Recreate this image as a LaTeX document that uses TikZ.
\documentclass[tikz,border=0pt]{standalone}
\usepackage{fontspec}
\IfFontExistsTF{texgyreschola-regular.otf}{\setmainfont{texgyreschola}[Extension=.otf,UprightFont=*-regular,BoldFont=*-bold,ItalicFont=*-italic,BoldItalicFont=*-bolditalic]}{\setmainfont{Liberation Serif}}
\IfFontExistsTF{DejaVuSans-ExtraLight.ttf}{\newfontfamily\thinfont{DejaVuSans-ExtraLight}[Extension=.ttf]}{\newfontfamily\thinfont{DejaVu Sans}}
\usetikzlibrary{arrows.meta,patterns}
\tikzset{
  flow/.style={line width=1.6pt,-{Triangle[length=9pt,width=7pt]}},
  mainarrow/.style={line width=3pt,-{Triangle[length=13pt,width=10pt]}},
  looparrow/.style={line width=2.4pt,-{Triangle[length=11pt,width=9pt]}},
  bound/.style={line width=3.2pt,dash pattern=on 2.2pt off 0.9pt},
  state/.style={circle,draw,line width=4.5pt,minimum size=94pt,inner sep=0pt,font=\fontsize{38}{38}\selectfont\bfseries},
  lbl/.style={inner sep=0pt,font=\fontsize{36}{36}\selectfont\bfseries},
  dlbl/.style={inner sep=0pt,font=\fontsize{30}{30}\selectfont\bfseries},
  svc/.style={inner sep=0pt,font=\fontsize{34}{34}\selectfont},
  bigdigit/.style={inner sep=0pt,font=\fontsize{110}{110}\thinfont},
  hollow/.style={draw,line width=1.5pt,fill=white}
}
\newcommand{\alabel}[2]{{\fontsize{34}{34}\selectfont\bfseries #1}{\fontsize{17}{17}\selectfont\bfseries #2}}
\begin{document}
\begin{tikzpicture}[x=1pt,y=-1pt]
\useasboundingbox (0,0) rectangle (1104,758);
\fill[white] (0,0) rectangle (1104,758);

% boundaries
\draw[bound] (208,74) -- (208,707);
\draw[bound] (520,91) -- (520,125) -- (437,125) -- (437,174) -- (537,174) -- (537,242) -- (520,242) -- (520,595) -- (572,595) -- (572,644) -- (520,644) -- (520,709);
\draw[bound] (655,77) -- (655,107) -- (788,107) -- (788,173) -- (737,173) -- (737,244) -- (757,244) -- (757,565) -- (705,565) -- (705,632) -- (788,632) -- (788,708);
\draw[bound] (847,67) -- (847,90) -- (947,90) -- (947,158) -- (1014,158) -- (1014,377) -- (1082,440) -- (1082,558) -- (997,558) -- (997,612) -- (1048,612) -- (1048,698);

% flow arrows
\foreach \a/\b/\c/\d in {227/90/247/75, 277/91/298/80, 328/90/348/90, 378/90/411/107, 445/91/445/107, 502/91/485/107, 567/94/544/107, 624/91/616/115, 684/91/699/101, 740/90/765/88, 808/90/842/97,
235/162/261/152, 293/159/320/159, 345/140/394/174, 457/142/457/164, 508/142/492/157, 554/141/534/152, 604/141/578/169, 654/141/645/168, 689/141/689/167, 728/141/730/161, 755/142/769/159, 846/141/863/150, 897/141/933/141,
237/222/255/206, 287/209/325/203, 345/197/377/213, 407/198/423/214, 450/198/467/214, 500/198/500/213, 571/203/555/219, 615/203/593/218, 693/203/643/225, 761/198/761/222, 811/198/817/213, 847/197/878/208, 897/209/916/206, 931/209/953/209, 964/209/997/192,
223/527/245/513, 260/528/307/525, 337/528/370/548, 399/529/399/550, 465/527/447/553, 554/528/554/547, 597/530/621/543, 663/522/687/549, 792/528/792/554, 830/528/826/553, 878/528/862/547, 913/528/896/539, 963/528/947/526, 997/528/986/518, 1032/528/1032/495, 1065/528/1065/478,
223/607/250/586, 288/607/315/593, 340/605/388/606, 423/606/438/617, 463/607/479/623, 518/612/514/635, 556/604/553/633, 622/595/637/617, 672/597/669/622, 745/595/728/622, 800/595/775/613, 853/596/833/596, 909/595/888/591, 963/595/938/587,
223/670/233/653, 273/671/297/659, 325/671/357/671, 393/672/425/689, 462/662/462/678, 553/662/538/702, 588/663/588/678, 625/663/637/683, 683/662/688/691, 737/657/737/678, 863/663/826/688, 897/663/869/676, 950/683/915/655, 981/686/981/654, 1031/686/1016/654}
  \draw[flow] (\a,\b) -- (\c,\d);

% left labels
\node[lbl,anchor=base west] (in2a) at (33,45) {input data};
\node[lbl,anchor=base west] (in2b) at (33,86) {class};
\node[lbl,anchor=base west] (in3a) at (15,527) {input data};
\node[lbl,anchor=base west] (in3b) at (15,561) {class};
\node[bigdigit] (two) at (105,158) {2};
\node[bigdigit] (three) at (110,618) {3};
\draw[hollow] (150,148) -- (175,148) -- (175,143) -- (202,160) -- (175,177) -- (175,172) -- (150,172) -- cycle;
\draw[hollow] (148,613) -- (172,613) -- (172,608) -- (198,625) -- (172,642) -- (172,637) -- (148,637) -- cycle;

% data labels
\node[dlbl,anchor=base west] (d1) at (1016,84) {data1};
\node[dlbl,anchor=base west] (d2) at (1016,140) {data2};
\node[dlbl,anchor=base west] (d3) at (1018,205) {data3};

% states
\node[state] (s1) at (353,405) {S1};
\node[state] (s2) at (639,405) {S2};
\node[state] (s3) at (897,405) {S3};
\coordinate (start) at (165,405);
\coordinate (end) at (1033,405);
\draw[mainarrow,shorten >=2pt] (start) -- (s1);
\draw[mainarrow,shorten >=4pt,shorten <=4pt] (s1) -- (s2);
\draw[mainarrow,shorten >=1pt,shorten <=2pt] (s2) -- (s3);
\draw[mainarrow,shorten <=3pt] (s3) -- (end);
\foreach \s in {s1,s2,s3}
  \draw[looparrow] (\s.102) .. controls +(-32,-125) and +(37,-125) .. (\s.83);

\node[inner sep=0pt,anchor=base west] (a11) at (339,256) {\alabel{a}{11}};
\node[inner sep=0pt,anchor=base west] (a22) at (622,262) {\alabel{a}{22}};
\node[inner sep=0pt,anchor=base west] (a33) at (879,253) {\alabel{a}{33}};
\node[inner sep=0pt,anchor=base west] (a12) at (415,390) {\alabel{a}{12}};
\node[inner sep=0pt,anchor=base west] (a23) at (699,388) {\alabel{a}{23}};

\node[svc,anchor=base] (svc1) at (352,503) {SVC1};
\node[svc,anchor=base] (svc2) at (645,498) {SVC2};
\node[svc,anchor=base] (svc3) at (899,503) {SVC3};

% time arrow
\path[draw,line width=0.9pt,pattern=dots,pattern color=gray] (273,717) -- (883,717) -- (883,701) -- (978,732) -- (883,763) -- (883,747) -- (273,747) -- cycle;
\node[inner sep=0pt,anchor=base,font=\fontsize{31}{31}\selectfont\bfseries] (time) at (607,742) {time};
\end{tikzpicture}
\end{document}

--

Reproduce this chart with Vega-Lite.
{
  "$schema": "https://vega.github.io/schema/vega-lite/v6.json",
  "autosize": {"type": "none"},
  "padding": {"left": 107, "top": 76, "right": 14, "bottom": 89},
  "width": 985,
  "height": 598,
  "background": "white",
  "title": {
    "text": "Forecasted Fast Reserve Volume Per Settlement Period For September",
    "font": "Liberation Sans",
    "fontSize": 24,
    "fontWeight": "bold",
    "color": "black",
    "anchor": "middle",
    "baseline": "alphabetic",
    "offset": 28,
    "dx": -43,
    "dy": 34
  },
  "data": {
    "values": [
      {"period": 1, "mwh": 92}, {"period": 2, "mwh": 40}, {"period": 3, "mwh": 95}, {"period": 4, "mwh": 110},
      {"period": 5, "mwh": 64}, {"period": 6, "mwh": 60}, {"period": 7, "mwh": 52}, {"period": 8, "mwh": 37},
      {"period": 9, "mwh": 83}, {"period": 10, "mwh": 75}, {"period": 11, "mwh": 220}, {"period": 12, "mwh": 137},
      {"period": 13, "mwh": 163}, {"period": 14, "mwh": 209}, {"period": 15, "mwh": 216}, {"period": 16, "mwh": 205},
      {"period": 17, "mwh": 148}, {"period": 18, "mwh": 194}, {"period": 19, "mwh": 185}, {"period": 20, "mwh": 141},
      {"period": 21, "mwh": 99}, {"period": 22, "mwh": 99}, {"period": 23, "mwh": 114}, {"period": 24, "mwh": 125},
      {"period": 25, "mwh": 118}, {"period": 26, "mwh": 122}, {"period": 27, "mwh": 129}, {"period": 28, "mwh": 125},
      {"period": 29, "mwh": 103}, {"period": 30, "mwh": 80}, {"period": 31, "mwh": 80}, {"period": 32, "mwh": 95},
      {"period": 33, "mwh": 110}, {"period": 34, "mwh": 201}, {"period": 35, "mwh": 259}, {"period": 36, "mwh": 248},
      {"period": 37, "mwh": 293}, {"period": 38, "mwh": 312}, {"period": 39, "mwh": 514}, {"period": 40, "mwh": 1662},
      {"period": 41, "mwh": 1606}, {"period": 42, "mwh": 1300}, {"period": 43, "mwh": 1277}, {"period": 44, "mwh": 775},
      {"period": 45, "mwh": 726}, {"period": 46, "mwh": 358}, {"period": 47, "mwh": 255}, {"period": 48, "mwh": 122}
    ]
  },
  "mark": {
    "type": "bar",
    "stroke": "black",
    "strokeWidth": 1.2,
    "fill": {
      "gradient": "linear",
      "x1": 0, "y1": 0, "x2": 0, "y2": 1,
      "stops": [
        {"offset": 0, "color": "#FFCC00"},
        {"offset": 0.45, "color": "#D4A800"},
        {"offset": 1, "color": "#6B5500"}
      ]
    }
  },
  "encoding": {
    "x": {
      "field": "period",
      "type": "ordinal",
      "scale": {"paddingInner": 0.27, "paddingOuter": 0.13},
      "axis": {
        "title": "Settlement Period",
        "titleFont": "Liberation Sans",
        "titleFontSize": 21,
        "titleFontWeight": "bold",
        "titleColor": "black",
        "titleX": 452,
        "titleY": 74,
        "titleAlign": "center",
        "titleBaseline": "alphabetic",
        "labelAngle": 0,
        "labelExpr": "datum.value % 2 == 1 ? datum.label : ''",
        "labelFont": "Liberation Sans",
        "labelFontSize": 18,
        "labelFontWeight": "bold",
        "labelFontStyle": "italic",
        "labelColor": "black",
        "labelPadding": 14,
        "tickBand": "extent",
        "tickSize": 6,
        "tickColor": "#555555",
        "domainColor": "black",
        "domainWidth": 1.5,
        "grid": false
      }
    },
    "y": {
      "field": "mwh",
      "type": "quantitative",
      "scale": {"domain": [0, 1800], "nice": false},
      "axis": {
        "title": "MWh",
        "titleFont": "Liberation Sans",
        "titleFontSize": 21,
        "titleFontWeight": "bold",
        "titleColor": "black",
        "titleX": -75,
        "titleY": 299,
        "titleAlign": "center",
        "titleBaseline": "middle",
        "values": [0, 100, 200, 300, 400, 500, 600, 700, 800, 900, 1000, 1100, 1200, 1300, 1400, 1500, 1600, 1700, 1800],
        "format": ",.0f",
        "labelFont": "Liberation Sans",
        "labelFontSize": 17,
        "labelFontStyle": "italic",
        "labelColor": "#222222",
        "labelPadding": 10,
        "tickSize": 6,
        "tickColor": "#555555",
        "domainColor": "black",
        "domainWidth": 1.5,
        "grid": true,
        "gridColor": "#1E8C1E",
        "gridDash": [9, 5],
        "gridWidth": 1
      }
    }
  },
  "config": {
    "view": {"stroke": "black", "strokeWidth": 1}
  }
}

* [DIRECTIONS] Give only the number of lines in the entries that contain "this".

* [WRITTEN SOLUTION] 2